A dare idea del rispetto che il Vertunni avea per l’arte sua, dirò come egli tenesse nel proprio studio, pagandoli un tanto il giorno, giovani artisti di talento per abbozzargli i quadri e fargli copie che vendeva come roba sua. Dopo di lui si scaricò tutta la torbida e vorticosa fiumana napoletano-spagnola che ha portato via troppe zolle della vecchia buona terra romana.


Liberata nel ’70 Roma, questa gente, il cuor della quale mai una sola volta avea palpitato agli ideali della Patria e della Libertà, uscita fuori, come sorche da fogne romane in tempo di alluvione, ha detto: L’Italia è fatta noi ne saremo il genio.

Il pubblico di Roma non essendo, generalmente, educato all’Arte ed al buon gusto, quel tipo di artisti non poteva contrastare; gli uomini di governo, ignari e senza alcun senso d’arte, invece di ricercare e di incoraggiare l’arte sana e vera, hanno preferito la popolarità, timorosi da un lato della insolenza degli artisti intriganti e, dall’altro, giovandosi per accrescer se stessi del ciarlatanismo della cricca di quelli e dei loro banditori. E poichè Lamartine avea detto l’Italia terra dei morti, quei governanti han creduto di rivivere facendo ai morti far monumenti da artisti che mai non fur vivi. Ed han riempito i Ministeri di quadri di Vertunni e della sua troppo numerosa scuola.

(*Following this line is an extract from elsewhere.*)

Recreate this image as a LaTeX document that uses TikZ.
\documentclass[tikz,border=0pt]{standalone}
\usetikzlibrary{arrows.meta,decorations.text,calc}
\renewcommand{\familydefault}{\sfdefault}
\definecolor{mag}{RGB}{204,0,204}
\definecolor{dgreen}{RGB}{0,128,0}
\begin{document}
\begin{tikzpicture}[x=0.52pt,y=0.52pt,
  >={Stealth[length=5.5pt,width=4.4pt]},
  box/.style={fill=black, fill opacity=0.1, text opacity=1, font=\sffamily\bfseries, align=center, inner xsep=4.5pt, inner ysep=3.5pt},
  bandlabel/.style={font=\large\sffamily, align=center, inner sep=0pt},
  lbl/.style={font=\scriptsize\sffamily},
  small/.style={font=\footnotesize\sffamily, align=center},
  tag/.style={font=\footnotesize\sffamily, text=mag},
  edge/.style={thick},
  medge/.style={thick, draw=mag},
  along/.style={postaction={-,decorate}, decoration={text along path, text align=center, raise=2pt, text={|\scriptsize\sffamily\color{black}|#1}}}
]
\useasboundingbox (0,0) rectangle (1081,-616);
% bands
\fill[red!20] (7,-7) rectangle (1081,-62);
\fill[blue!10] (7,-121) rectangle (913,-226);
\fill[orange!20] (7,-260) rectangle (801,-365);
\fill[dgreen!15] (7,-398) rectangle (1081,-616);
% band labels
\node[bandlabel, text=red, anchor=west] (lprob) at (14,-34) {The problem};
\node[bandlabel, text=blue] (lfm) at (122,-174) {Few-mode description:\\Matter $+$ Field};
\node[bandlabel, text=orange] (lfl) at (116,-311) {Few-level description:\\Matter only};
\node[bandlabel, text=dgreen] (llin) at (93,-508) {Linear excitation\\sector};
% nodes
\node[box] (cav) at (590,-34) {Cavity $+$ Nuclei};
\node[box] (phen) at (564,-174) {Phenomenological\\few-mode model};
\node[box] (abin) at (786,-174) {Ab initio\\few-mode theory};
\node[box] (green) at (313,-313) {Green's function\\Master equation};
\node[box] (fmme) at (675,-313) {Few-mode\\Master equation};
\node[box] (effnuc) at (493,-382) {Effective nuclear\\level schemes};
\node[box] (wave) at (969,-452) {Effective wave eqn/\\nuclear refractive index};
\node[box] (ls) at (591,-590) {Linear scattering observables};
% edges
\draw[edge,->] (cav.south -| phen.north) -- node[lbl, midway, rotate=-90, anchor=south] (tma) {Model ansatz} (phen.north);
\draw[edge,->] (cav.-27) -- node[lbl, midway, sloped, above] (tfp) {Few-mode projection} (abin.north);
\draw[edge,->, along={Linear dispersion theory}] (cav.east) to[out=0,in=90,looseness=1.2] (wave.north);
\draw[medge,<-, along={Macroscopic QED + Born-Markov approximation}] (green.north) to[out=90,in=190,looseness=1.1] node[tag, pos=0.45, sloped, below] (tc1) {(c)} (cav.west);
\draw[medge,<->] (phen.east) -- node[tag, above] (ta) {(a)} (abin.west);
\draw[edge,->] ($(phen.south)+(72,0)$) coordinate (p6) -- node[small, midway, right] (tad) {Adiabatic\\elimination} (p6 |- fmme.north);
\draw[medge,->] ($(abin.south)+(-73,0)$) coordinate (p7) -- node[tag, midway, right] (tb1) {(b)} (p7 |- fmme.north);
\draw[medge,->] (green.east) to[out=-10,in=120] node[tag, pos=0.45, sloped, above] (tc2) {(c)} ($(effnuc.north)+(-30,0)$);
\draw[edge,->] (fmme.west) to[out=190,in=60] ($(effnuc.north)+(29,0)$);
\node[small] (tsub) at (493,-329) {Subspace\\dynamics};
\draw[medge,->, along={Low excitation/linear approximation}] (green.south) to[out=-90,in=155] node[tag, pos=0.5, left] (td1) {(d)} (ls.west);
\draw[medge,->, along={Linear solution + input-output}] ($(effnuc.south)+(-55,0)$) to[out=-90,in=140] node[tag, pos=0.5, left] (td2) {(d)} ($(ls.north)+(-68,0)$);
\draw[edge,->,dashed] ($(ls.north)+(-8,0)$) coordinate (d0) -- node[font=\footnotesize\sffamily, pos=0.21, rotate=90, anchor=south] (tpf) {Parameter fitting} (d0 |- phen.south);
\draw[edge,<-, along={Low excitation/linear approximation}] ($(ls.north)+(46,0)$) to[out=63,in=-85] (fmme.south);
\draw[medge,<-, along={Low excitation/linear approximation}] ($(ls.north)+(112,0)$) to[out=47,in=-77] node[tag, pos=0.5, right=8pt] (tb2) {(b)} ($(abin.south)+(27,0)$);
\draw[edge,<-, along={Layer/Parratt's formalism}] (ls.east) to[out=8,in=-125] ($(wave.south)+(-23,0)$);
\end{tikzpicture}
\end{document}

Venne instituita una «Galleria Nazionale» sulle basi Sommaruga. Nella quale, fatte poche ed onorabili eccezioni, è rappresentato l’accattonaggio e l’intrigo. Volendo leggere in questo libro risulta la rivelazione di come venne fatta l’Italia: per insperata fortuna, cioè, per simpatia dei più eletti spiriti del mondo civile, grati a questa vecchia terra culla e maestra ai popoli dell’umana civiltà; ma per virtù di ben pochi fra gli Italiani.